In her speech on Sunday, Mrs. May said “Let me be clear: We are not leaving the European Union only to give up control of immigration again. We are going to be a fully independent, sovereign country—a country that is no longer part of a political union with supranational institutions that can override national parliaments and courts.”
Based on the speech, as a whole it looks as if Mrs May backed the hard Brexit with freedom on immigration law at its core. The uncertainty and risks associated with a hard Brexit is hard to quantify since there’s no precedent for it, but a report commissioned by an industry group suggest U.K’s financial industry can lose up to 38 billion pounds ($48.34 billion) in revenue in the event of a hard Brexit.

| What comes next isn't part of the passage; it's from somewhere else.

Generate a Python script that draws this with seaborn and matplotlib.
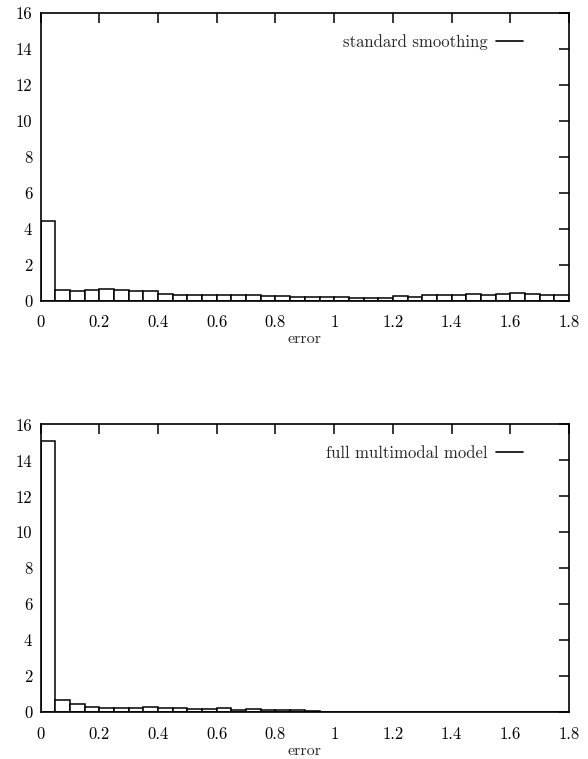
import numpy as np
import pandas as pd
import matplotlib
matplotlib.use("Agg")
import matplotlib.pyplot as plt
from matplotlib.ticker import FuncFormatter
import seaborn as sns

# ---- data (histogram bin heights, bin width 0.05 over 0..1.8) ----
bin_width = 0.05
x_max = 1.8
standard_smoothing = [4.45, 0.60, 0.55, 0.58, 0.65, 0.60, 0.55, 0.55, 0.40, 0.30,
                      0.32, 0.32, 0.33, 0.33, 0.30, 0.27, 0.25, 0.20, 0.18, 0.18,
                      0.19, 0.16, 0.17, 0.17, 0.28, 0.22, 0.32, 0.33, 0.30, 0.37,
                      0.32, 0.38, 0.45, 0.40, 0.33, 0.30]
full_multimodal = [15.1, 0.70, 0.47, 0.29, 0.22, 0.24, 0.24, 0.27, 0.25, 0.22,
                   0.16, 0.16, 0.25, 0.12, 0.20, 0.12, 0.15, 0.13, 0.05, 0.02,
                   0.02, 0.01, 0.01, 0.01, 0.02, 0.03, 0.03, 0.03, 0.02, 0.01,
                   0.01, 0.01, 0.02, 0.02, 0.01, 0.01]
series_labels = ["standard smoothing", "full multimodal model"]
x_label = "error"
x_ticks = [0, 0.2, 0.4, 0.6, 0.8, 1.0, 1.2, 1.4, 1.6, 1.8]
y_ticks = [0, 2, 4, 6, 8, 10, 12, 14, 16]

sns.set_style("white")
plt.rcParams["font.family"] = ["cmr10", "DejaVu Serif"]
plt.rcParams["axes.formatter.use_mathtext"] = True
plt.rcParams["font.size"] = 11

fig = plt.figure(figsize=(5.88, 7.59), dpi=100)
ax_top = fig.add_axes([0.0692, 0.6038, 0.8985, 0.3787])
ax_bot = fig.add_axes([0.0692, 0.0615, 0.8985, 0.3794])

n_bins = len(standard_smoothing)
centers = (np.arange(n_bins) + 0.5) * bin_width

for ax, vals, lab in [(ax_top, standard_smoothing, series_labels[0]),
                      (ax_bot, full_multimodal, series_labels[1])]:
    df = pd.DataFrame({"error": centers, "h": vals})
    sns.histplot(data=df, x="error", weights="h", binwidth=bin_width,
                 binrange=(0, x_max), stat="count", fill=True,
                 color="white", edgecolor="black", linewidth=1.1,
                 alpha=1.0, ax=ax)
    ax.plot([], [], color="black", linewidth=1.2, label=lab)
    ax.set_xlim(0, x_max)
    ax.set_ylim(0, 16)
    ax.set_xticks(x_ticks)
    ax.set_yticks(y_ticks)
    ax.xaxis.set_major_formatter(FuncFormatter(lambda v, p: "%g" % round(v, 2)))
    ax.yaxis.set_major_formatter(FuncFormatter(lambda v, p: "%g" % v))
    ax.tick_params(direction="in", top=True, right=True, length=7, width=1.1,
                   labelsize=12, colors="black")
    ax.tick_params(axis="x", pad=10)
    ax.tick_params(axis="y", pad=6)
    ax.set_xlabel(x_label, fontsize=11.5, labelpad=2)
    ax.set_ylabel("")
    for s in ax.spines.values():
        s.set_linewidth(1.2)
        s.set_color("black")
    ax.legend(loc="upper right", frameon=False, markerfirst=False,
              handlelength=1.6, handletextpad=0.5, fontsize=12,
              bbox_to_anchor=(0.925, 0.95), borderaxespad=0)

fig.savefig("out.png", dpi=100)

What’s next for Poundsterling?
Fears of the consequences of the hard Brexit sent pound tumbling down to a new 31-year low against the dollar. The current rate around 1.27 is a level not seen since June 1985. Going forward, the uncertainty surrounding the negotiations can create volatility to the pound as the process of leaving the EU gets underway.
Looking at the charts for Sterling, it has made a new low of the year against USD, AUD, NZD, and EUR after Mrs. May’s speech, suggesting that more downside is likely to complete the bearish sequence.
Looking at the daily chart of GBPNZD above, pair has recently broken to a new low after Mrs. May’s speech and we can see that the Elliott wave swing cycle from 8.24.2015 peak looks incomplete to the downside towards 1.697. Market obviously is not a one way move and bounces and rallies can happen along the way in the shorter cycles, but the downtrend looks to be intact overall.